Aaaaaanyway, hey look! Christmas albums and year-round favorites! Yep, 1961 was pretty square. But it wasn't all a wonderbread wasteland. There are at least two brilliant jazz albums in there, and here is an explanation why they both make an excellent entry point for those who are jazz-curious, but who are a little intimidated by the weirdness of jazz.
Dave Brubeck's career-defining masterpiece Time Out was the first jazz album to sell more than a million copies. It's an exercise in "odd time" (rhythms with strange counts like five or nine beats per measure). This means it's hard to dance to without spraining your ankle, but don't let that scare you off. Each tune is catchy enough and hummable enough that you won't notice you're humming in a 9/8 time signature. It's structured and rational like Mozart, but still swings too hard to be boring. Once you begin to get your head around the weird rhythms, the deceptively simple melodies and complex time signatures reward those that stare with their ears* on repeated listenings.

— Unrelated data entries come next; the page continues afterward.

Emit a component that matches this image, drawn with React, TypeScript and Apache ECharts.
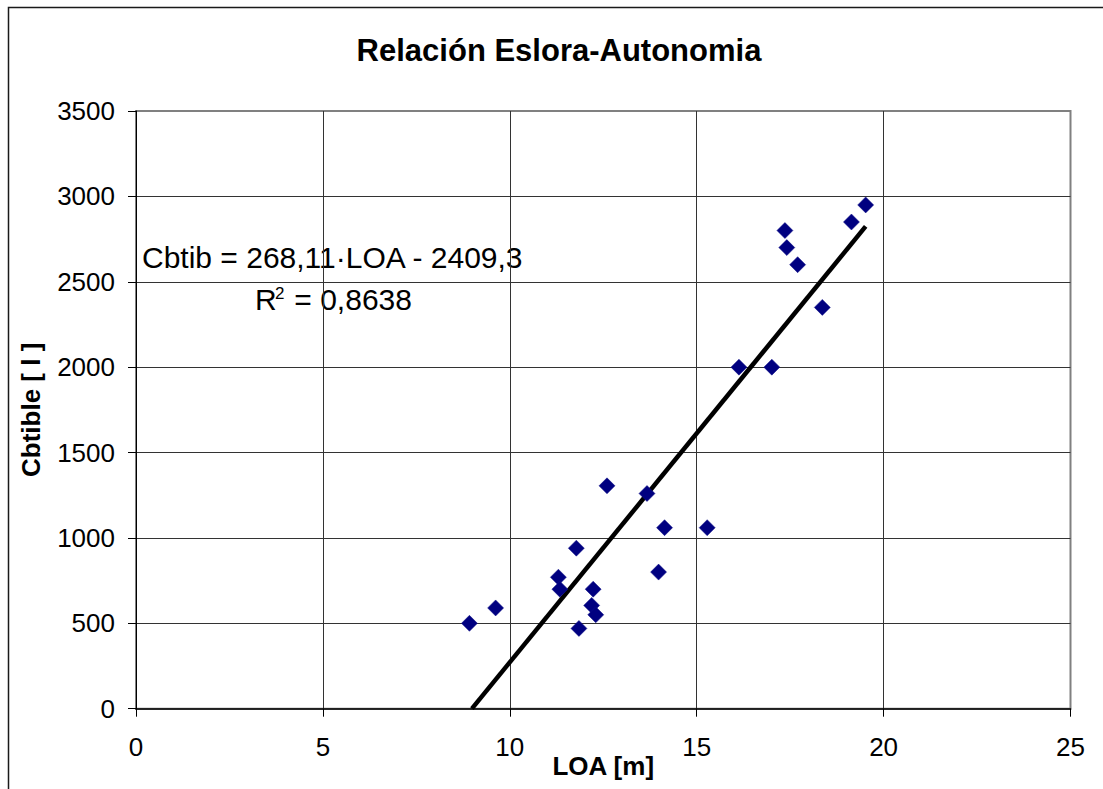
import React, { useEffect, useRef } from "react";
import * as echarts from "echarts";

const loa = [8.92, 9.62, 11.3, 11.34, 11.78, 11.85, 12.19, 12.23, 12.3, 12.6, 13.67, 13.98, 14.14, 15.28, 16.13, 17.01, 17.36, 17.41, 17.7, 18.36, 19.14, 19.52];
const cbtible = [500, 590, 770, 700, 940, 470, 605, 700, 550, 1305, 1260, 800, 1060, 1060, 2000, 2000, 2800, 2700, 2600, 2350, 2850, 2950];

const trendSlope = 268.11;
const trendIntercept = -2409.3;
const trendX = [-trendIntercept / trendSlope, 19.52];

const xTicks = [0, 5, 10, 15, 20, 25];
const yTicks = [0, 500, 1000, 1500, 2000, 2500, 3000, 3500];

const FONT = "'Liberation Sans', Arial, Helvetica, sans-serif";

export default function App() {
  const ref = useRef<HTMLDivElement>(null);
  useEffect(() => {
    if (!ref.current) return;
    const chart = echarts.init(ref.current, undefined, { renderer: "svg" });
    const points = loa.map((x, i) => [x, cbtible[i]]);
    const trend = trendX.map((x) => [x, trendSlope * x + trendIntercept]);
    chart.setOption({
      animation: false,
      backgroundColor: "#ffffff",
      textStyle: { fontFamily: FONT },
      grid: {
        left: 136,
        top: 111,
        right: 32.5,
        bottom: 80.3,
        outerBoundsMode: "none",
        containLabel: false,
        show: true,
        borderColor: "#808080",
        borderWidth: 2,
        backgroundColor: "transparent",
      },
      xAxis: {
        type: "value",
        min: xTicks[0],
        max: xTicks[xTicks.length - 1],
        interval: 5,
        name: "LOA [m]",
        nameLocation: "middle",
        nameGap: 44,
        nameMoveOverlap: false,
        nameTextStyle: { fontFamily: FONT, fontSize: 26, fontWeight: "bold", color: "#000" },
        axisLine: { show: true, onZero: false, lineStyle: { color: "#000", width: 1.5 } },
        axisTick: { show: true, inside: false, length: 8, lineStyle: { color: "#000", width: 1 } },
        axisLabel: { fontFamily: FONT, fontSize: 26, color: "#000", margin: 25, formatter: (v: number) => String(v) },
        splitLine: { show: true, showMinLine: false, showMaxLine: false, lineStyle: { color: "#333", width: 1 } },
      },
      yAxis: {
        type: "value",
        min: yTicks[0],
        max: yTicks[yTicks.length - 1],
        interval: 500,
        name: "Cbtible [ l ]",
        nameLocation: "middle",
        nameGap: 92,
        nameMoveOverlap: false,
        nameRotate: 90,
        nameTextStyle: { fontFamily: FONT, fontSize: 26, fontWeight: "bold", color: "#000" },
        axisLine: { show: true, onZero: false, lineStyle: { color: "#000", width: 1 } },
        axisTick: { show: true, inside: false, length: 8, lineStyle: { color: "#000", width: 1 } },
        axisLabel: { fontFamily: FONT, fontSize: 26, color: "#000", margin: 21, formatter: (v: number) => String(v) },
        splitLine: { show: true, showMinLine: false, showMaxLine: false, lineStyle: { color: "#333", width: 1 } },
      },
      series: [
        {
          type: "line",
          data: trend,
          showSymbol: false,
          symbol: "none",
          lineStyle: { color: "#000", width: 4.5 },
          z: 3,
          silent: true,
        },
        {
          type: "scatter",
          data: points,
          symbol: "diamond",
          symbolSize: [16, 16],
          itemStyle: { color: "#000080", opacity: 1, borderColor: "#101088", borderWidth: 0.5 },
          z: 4,
        },
      ],
      graphic: [
        {
          type: "polyline",
          shape: { points: [[8.5, 900], [8.5, 7.5], [1200, 7.5]] },
          style: { stroke: "#1a1a1a", lineWidth: 1.5, fill: "none" },
          silent: true,
        },
        {
          type: "text",
          x: 559,
          y: 50,
          style: {
            text: "Relación Eslora-Autonomia",
            font: `bold 31px ${FONT}`,
            fill: "#000",
            align: "center",
            verticalAlign: "middle",
          },
        },
        {
          type: "text",
          x: 142,
          y: 257,
          style: {
            text: "Cbtib = 268,11·LOA - 2409,3",
            font: `30px ${FONT}`,
            fill: "#000",
            align: "left",
            verticalAlign: "middle",
          },
        },
        {
          type: "text",
          x: 255,
          y: 299,
          style: { text: "R", font: `30px ${FONT}`, fill: "#000", align: "left", verticalAlign: "middle" },
        },
        {
          type: "text",
          x: 275,
          y: 293,
          style: { text: "2", font: `17px ${FONT}`, fill: "#000", align: "left", verticalAlign: "middle" },
        },
        {
          type: "text",
          x: 286,
          y: 299,
          style: { text: " = 0,8638", font: `30px ${FONT}`, fill: "#000", align: "left", verticalAlign: "middle" },
        },
      ],
    });
    return () => chart.dispose();
  }, []);
  return (
    <div
      ref={ref}
      style={{ position: "absolute", left: 0, top: 0, width: 1103, height: 789 }}
    />
  );
}
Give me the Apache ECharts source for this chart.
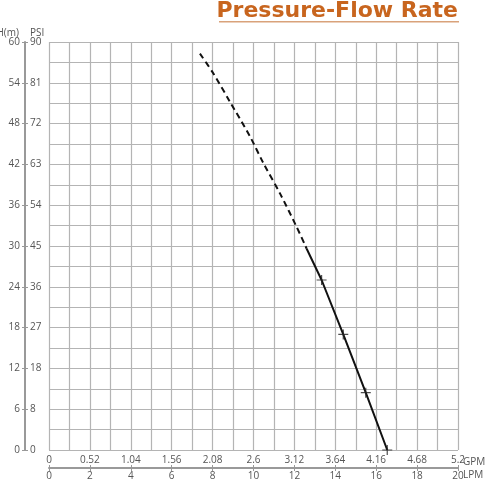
<!DOCTYPE html>
<html>
<head>
<meta charset="utf-8">
<script src="https://cdn.jsdelivr.net/npm/echarts@6/dist/echarts.min.js"></script>
<style>
  html, body { margin: 0; padding: 0; background: #fff; }
  #chart { width: 488px; height: 482px; }
</style>
</head>
<body>
<div id="chart"></div>
<script>
// flow in LPM, head in m
const dashedFlow = [7.38, 8.03, 8.85, 9.83, 10.48, 11.3, 12.11, 12.6];
const dashedHead = [58.3, 55.4, 51.2, 46.1, 42.2, 37.7, 32.8, 29.6];
const solidFlow = [12.6, 13.33, 14.39, 15.49, 16.54];
const solidHead = [29.6, 25.0, 17.0, 8.43, 0];
const pointFlow = [13.33, 14.39, 15.49, 16.54];
const pointHead = [25.0, 17.0, 8.43, 0];

const gpmLabels = ['0', '0.52', '1.04', '1.56', '2.08', '2.6', '3.12', '3.64', '4.16', '4.68', '5.2'];
const psiLabels = ['0', '8', '18', '27', '36', '45', '54', '63', '72', '81', '90'];

const chart = echarts.init(document.getElementById('chart'));

const gridColor = '#b4b4b4';
const axisColor = '#999';
const textColor = '#555';
const font = 'Open Sans';

const zip = (xs, ys) => xs.map((x, i) => [x, ys[i]]);

// small helper for the axis unit captions
const caption = (text, x, y, align) => ({
	type: 'text',
	x: x,
	y: y,
	style: {
		text: text,
		fill: textColor,
		font: '10px "Open Sans"',
		textAlign: align,
		textVerticalAlign: 'middle'
	}
});

const option = {
	animation: false,
	title: {
		text: 'Pressure-Flow Rate',
		right: 30,
		top: 0,
		padding: 0,
		textStyle: {
			color: '#c8651e',
			fontSize: 22,
			fontWeight: 'bold',
			fontFamily: 'DejaVu Sans'
		}
	},
	graphic: [
		{
			type: 'rect',
			shape: { x: 219, y: 21, width: 240, height: 1.5 },
			style: { fill: '#d9a27a' }
		},
		caption('H(m)', 19, 33, 'right'),
		caption('PSI', 30, 33, 'left'),
		caption('GPM', 463, 462, 'left'),
		caption('LPM', 463, 475, 'left')
	],
	grid: { left: 49, right: 30, top: 42, bottom: 32 },
	xAxis: [
		{
			type: 'value',
			min: 0,
			max: 20,
			interval: 1,
			position: 'bottom',
			axisLine: { show: false, onZero: false },
			axisTick: { show: false },
			axisLabel: { show: false },
			splitLine: { show: true, lineStyle: { color: gridColor, width: 1.2 } }
		},
		{
			type: 'value',
			min: 0,
			max: 20,
			interval: 2,
			position: 'bottom',
			offset: 18,
			axisLine: { show: true, onZero: false, lineStyle: { color: axisColor, width: 2 } },
			axisTick: { show: true, inside: true, length: 3, lineStyle: { color: axisColor } },
			axisLabel: {
				inside: true,
				margin: 3,
				color: textColor,
				fontSize: 10,
				fontFamily: font,
				formatter: function (val) {
					return gpmLabels[Math.round(val / 2)];
				}
			},
			splitLine: { show: false }
		},
		{
			type: 'value',
			min: 0,
			max: 20,
			interval: 2,
			position: 'bottom',
			offset: 18,
			axisLine: { show: false, onZero: false },
			axisTick: { show: true, length: 3, lineStyle: { color: axisColor } },
			axisLabel: { margin: 3, color: textColor, fontSize: 10, fontFamily: font },
			splitLine: { show: false }
		}
	],
	yAxis: [
		{
			type: 'value',
			min: 0,
			max: 60,
			interval: 3,
			position: 'left',
			axisLine: { show: false, onZero: false },
			axisTick: { show: false },
			axisLabel: { show: false },
			splitLine: { show: true, lineStyle: { color: gridColor, width: 1.2 } }
		},
		{
			type: 'value',
			min: 0,
			max: 60,
			interval: 6,
			position: 'left',
			offset: 24,
			axisLine: { show: true, onZero: false, lineStyle: { color: axisColor, width: 2 } },
			axisTick: { show: true, length: 3, lineStyle: { color: axisColor } },
			axisLabel: { margin: 5, color: textColor, fontSize: 10, fontFamily: font },
			splitLine: { show: false }
		},
		{
			type: 'value',
			min: 0,
			max: 60,
			interval: 6,
			position: 'left',
			offset: 24,
			axisLine: { show: false, onZero: false },
			axisTick: { show: true, inside: true, length: 3, lineStyle: { color: axisColor } },
			axisLabel: {
				inside: true,
				margin: 5,
				color: textColor,
				fontSize: 10,
				fontFamily: font,
				formatter: function (val) {
					return psiLabels[Math.round(val / 6)];
				}
			},
			splitLine: { show: false }
		}
	],
	series: [
		{
			type: 'line',
			data: zip(dashedFlow, dashedHead),
			smooth: 0.3,
			showSymbol: false,
			lineStyle: { color: '#111', width: 2, type: [6, 4] }
		},
		{
			type: 'line',
			data: zip(solidFlow, solidHead),
			showSymbol: false,
			lineStyle: { color: '#111', width: 2 }
		},
		{
			type: 'scatter',
			data: zip(pointFlow, pointHead),
			symbol: 'path://M4.4,0h1.2v4.4h4.4v1.2h-4.4v4.4h-1.2v-4.4h-4.4v-1.2h4.4z',
			symbolSize: 10,
			itemStyle: { color: '#222' },
			z: 5
		}
	]
};

chart.setOption(option);
</script>
</body>
</html>
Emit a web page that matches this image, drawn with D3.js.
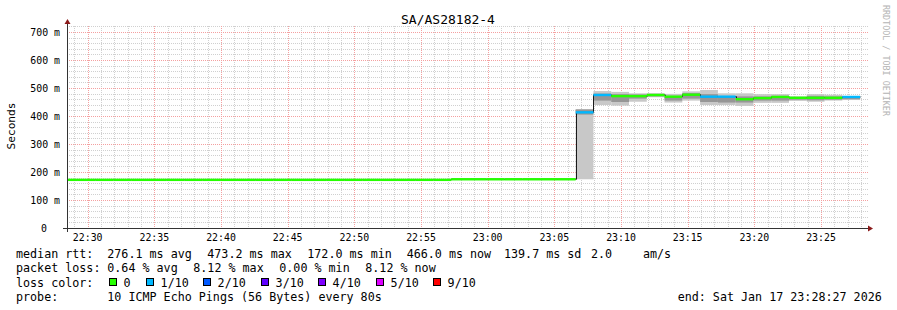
<!DOCTYPE html>
<html lang="en">
<head>
  <meta charset="UTF-8">
  <title>SA/AS28182-4</title>
  <script src="https://cdn.jsdelivr.net/npm/d3@7"></script>
  <style>
    body { margin: 0; background: #fff; }
    svg text { font-family: "DejaVu Sans Mono", monospace; fill: #000; white-space: pre; }
  </style>
</head>
<body>
  <svg id="chart" width="897" height="310"></svg>
  <script>
    // time window and probe step (80 s)
    const startTime = new Date(2026, 0, 17, 22, 28, 27);
    const endTime   = new Date(2026, 0, 17, 23, 28, 27);
    const firstStepEnd = new Date(2026, 0, 17, 22, 29, 16);
    const stepSec = 80;

    // median rtt per step (ms)
    const median = [
      172, 172, 172, 172, 172, 172, 172, 172, 172, 172, 172,
      172, 172, 172, 172, 172, 172, 172, 172, 172, 172, 172,
      174, 174, 174, 174, 174, 174, 174,
      413, 475, 471, 471, 475, 469, 476, 469, 469, 460, 464, 468, 465, 465, 465, 468
    ];
    // lost pings per step (out of 10)
    const lost = [
      0, 0, 0, 0, 0, 0, 0, 0, 0, 0, 0,
      0, 0, 0, 0, 0, 0, 0, 0, 0, 0, 0,
      0, 0, 0, 0, 0, 0, 0,
      1, 1, 0, 0, 0, 0, 0, 1, 1, 0, 0, 0, 0, 0, 0, 1
    ];
    // smoke: outer (min..max) and inner band per step, only where it shows
    const smokeLo = [null, null, null, null, null, null, null, null, null, null, null,
      null, null, null, null, null, null, null, null, null, null, null,
      null, null, null, null, null, null, null,
      174, 439, 437, 451, 467, 448, 455, 439, 439, 436, 447, 447, 454, 451, 455, 457];
    const smokeHi = [null, null, null, null, null, null, null, null, null, null, null,
      null, null, null, null, null, null, null, null, null, null, null,
      null, null, null, null, null, null, null,
      425, 489, 486, 481, 481, 479, 488, 493, 481, 481, 478, 478, 470, 478, 476, 471];
    const innerLo = [null, null, null, null, null, null, null, null, null, null, null,
      null, null, null, null, null, null, null, null, null, null, null,
      null, null, null, null, null, null, null,
      405, 455, 450, 462, 470, 455, 462, 450, 448, 448, 455, 455, 458, 456, 458, 460];
    const innerHi = [null, null, null, null, null, null, null, null, null, null, null,
      null, null, null, null, null, null, null, null, null, null, null,
      null, null, null, null, null, null, null,
      423, 480, 478, 477, 479, 472, 482, 478, 470, 470, 470, 472, 468, 472, 470, 470];

    const lossColors = ['#26ff00', '#00b8ff', '#0059ff', '#5e00ff', '#7e00ff', '#dd00ff', '#ff0000'];
    const lossLabels = ['0', '1/10', '2/10', '3/10', '4/10', '5/10', '9/10'];
    const lossSteps  = [0, 1, 2, 3, 4, 5, 9];

    const yMax = 721.4;
    const yTicks = [0, 100, 200, 300, 400, 500, 600, 700];

    const svg = d3.select('#chart');
    const x = d3.scaleTime().domain([startTime, endTime]).range([67, 867]);
    const y = d3.scaleLinear().domain([0, yMax]).range([228, 26]);

    // steps: [start, end]
    const steps = median.map((m, i) => {
      const end = new Date(firstStepEnd.getTime() + i * stepSec * 1000);
      let start = new Date(end.getTime() - stepSec * 1000);
      if (start < startTime) start = startTime;
      return { i, start, end, m, lost: lost[i], lo: smokeLo[i], hi: smokeHi[i], ilo: innerLo[i], ihi: innerHi[i] };
    });

    // grid
    const grid = svg.append('g');
    const minorX = x.ticks(d3.timeMinute.every(1));
    const majorX = x.ticks(d3.timeMinute.every(5));
    grid.selectAll('.vmin').data(minorX.filter(t => t.getMinutes() % 5 !== 0)).join('line')
      .attr('x1', d => Math.round(x(d)) + 0.5).attr('x2', d => Math.round(x(d)) + 0.5)
      .attr('y1', y(yMax)).attr('y2', 228)
      .attr('stroke', '#d0d0d0').attr('stroke-dasharray', '1,1');
    const minorY = d3.range(20, yMax, 20).filter(v => v % 100 !== 0);
    grid.selectAll('.hmin').data(minorY).join('line')
      .attr('x1', 67).attr('x2', 868)
      .attr('y1', d => Math.round(y(d)) + 0.5).attr('y2', d => Math.round(y(d)) + 0.5)
      .attr('stroke', '#d0d0d0').attr('stroke-dasharray', '1,1');
    grid.selectAll('.vmaj').data(majorX).join('line')
      .attr('x1', d => Math.round(x(d)) + 0.5).attr('x2', d => Math.round(x(d)) + 0.5)
      .attr('y1', y(yMax)).attr('y2', 228)
      .attr('stroke', '#f4a0a0').attr('stroke-dasharray', '1,1');
    grid.selectAll('.hmaj').data(yTicks.filter(v => v > 0)).join('line')
      .attr('x1', 67).attr('x2', 868)
      .attr('y1', d => Math.round(y(d)) + 0.5).attr('y2', d => Math.round(y(d)) + 0.5)
      .attr('stroke', '#f4a0a0').attr('stroke-dasharray', '1,1');

    // smoke
    const plot = svg.append('g');
    const smoke = steps.filter(d => d.lo != null);
    plot.selectAll('.outer').data(smoke).join('rect')
      .attr('x', d => x(d.start)).attr('width', d => x(d.end) - x(d.start))
      .attr('y', d => y(d.hi)).attr('height', d => y(d.lo) - y(d.hi))
      .attr('fill', '#c8c8c8');
    plot.selectAll('.inner').data(smoke).join('rect')
      .attr('x', d => x(d.start)).attr('width', d => x(d.end) - x(d.start))
      .attr('y', d => y(d.ihi)).attr('height', d => y(d.ilo) - y(d.ihi))
      .attr('fill', '#969696');

    // median step line (dark), then loss-coloured band
    const pts = steps.map(d => [d.start, d.m]);
    pts.push([steps[steps.length - 1].end, median[median.length - 1]]);
    plot.append('path')
      .attr('d', d3.line().x(d => Math.round(x(d[0])) + 0.5).y(d => y(d[1])).curve(d3.curveStepAfter)(pts))
      .attr('fill', 'none').attr('stroke', '#1a1a1a').attr('stroke-width', 1);
    plot.selectAll('.med').data(steps).join('rect')
      .attr('x', d => x(d.start)).attr('width', d => x(d.end) - x(d.start))
      .attr('y', d => y(d.m) - 1.2).attr('height', 2.4)
      .attr('fill', d => lossColors[lossSteps.indexOf(d.lost)]);

    // axes
    svg.append('line').attr('x1', 63).attr('x2', 868).attr('y1', 228.5).attr('y2', 228.5)
      .attr('stroke', '#333').attr('stroke-width', 1);
    svg.append('line').attr('x1', 67.5).attr('x2', 67.5).attr('y1', 232).attr('y2', 22)
      .attr('stroke', '#333').attr('stroke-width', 1);
    svg.append('path').attr('d', 'M868,225.5L873,228.5L868,231.5Z').attr('fill', '#8b1a1a');
    svg.append('path').attr('d', 'M64.5,24L67.5,19L70.5,24Z').attr('fill', '#8b1a1a');

    // tick labels
    svg.selectAll('.yl').data(yTicks).join('text')
      .attr('x', d => d === 0 ? 47 : 60).attr('y', d => y(d) + 3.6)
      .attr('text-anchor', 'end').attr('font-size', '9.9px')
      .text(d => d === 0 ? '0' : d + ' m');
    svg.selectAll('.xl').data(majorX).join('text')
      .attr('x', d => x(d)).attr('y', 241)
      .attr('text-anchor', 'middle').attr('font-size', '9.9px')
      .text(d3.timeFormat('%H:%M'));

    svg.append('text').attr('transform', 'translate(15,126) rotate(-90)')
      .attr('text-anchor', 'middle').attr('font-size', '11.2px').text('Seconds');
    svg.append('text').attr('x', 448).attr('y', 24).attr('text-anchor', 'middle')
      .attr('font-size', '13px').text('SA/AS28182-4');
    svg.append('text').attr('transform', 'translate(883,5) rotate(90)')
      .attr('font-size', '8.4px').style('fill', '#b4b4b4').text('RRDTOOL / TOBI OETIKER');

    // legend
    const fs = '11.7px';
    const put = (tx, ty, s) => svg.append('text').attr('x', tx).attr('y', ty).attr('font-size', fs).text(s);
    put(16, 258, 'median rtt:');
    put(107.3, 258, '276.1 ms avg');
    put(207.3, 258, '473.2 ms max');
    put(307.3, 258, '172.0 ms min');
    put(406.7, 258, '466.0 ms now');
    put(504, 258, '139.7 ms sd');
    put(591, 258, '2.0');
    put(643, 258, 'am/s');

    put(16, 272, 'packet loss:');
    put(107.3, 272, '0.64 % avg');
    put(193.3, 272, '8.12 % max');
    put(279.3, 272, '0.00 % min');
    put(365.3, 272, '8.12 % now');

    put(16, 286.5, 'loss color:');
    const legX = d3.scaleLinear().domain([0, 1]).range([108.7, 146]);
    const leg = svg.selectAll('.leg').data(lossColors).join('g')
      .attr('transform', (d, i) => `translate(${Math.round(legX(i) + (i > 1 ? (i - 1) * 20.1 : 0))},0)`);
    leg.append('rect').attr('x', 0.5).attr('y', 278.5).attr('width', 7).attr('height', 7)
      .attr('fill', d => d).attr('stroke', '#000');
    leg.append('text').attr('x', 14.6).attr('y', 286.5).attr('font-size', fs)
      .text((d, i) => lossLabels[i]);

    put(16, 300.5, 'probe:');
    put(107.3, 300.5, '10 ICMP Echo Pings (56 Bytes) every 80s');
    put(677.7, 300.5, 'end: Sat Jan 17 23:28:27 2026');
  </script>
</body>
</html>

Miles Davis' minimalist album Kind of Blue couldn't be more different than Time Out. One hates to say "jazz exploration" with a straight face, but Kind of Blue can help you do it. Its five songs are all blues-structured and ramble loosely to the seven-to-nine minute mark. The bluesiness makes it easy for jazz newcomers to grab on with a minimum of discomfort, being a familiar form. After that, it remains evocative and cool, so once again, you don't get bored. TThis is the album that made Davis famous for saying a lot with very few notes.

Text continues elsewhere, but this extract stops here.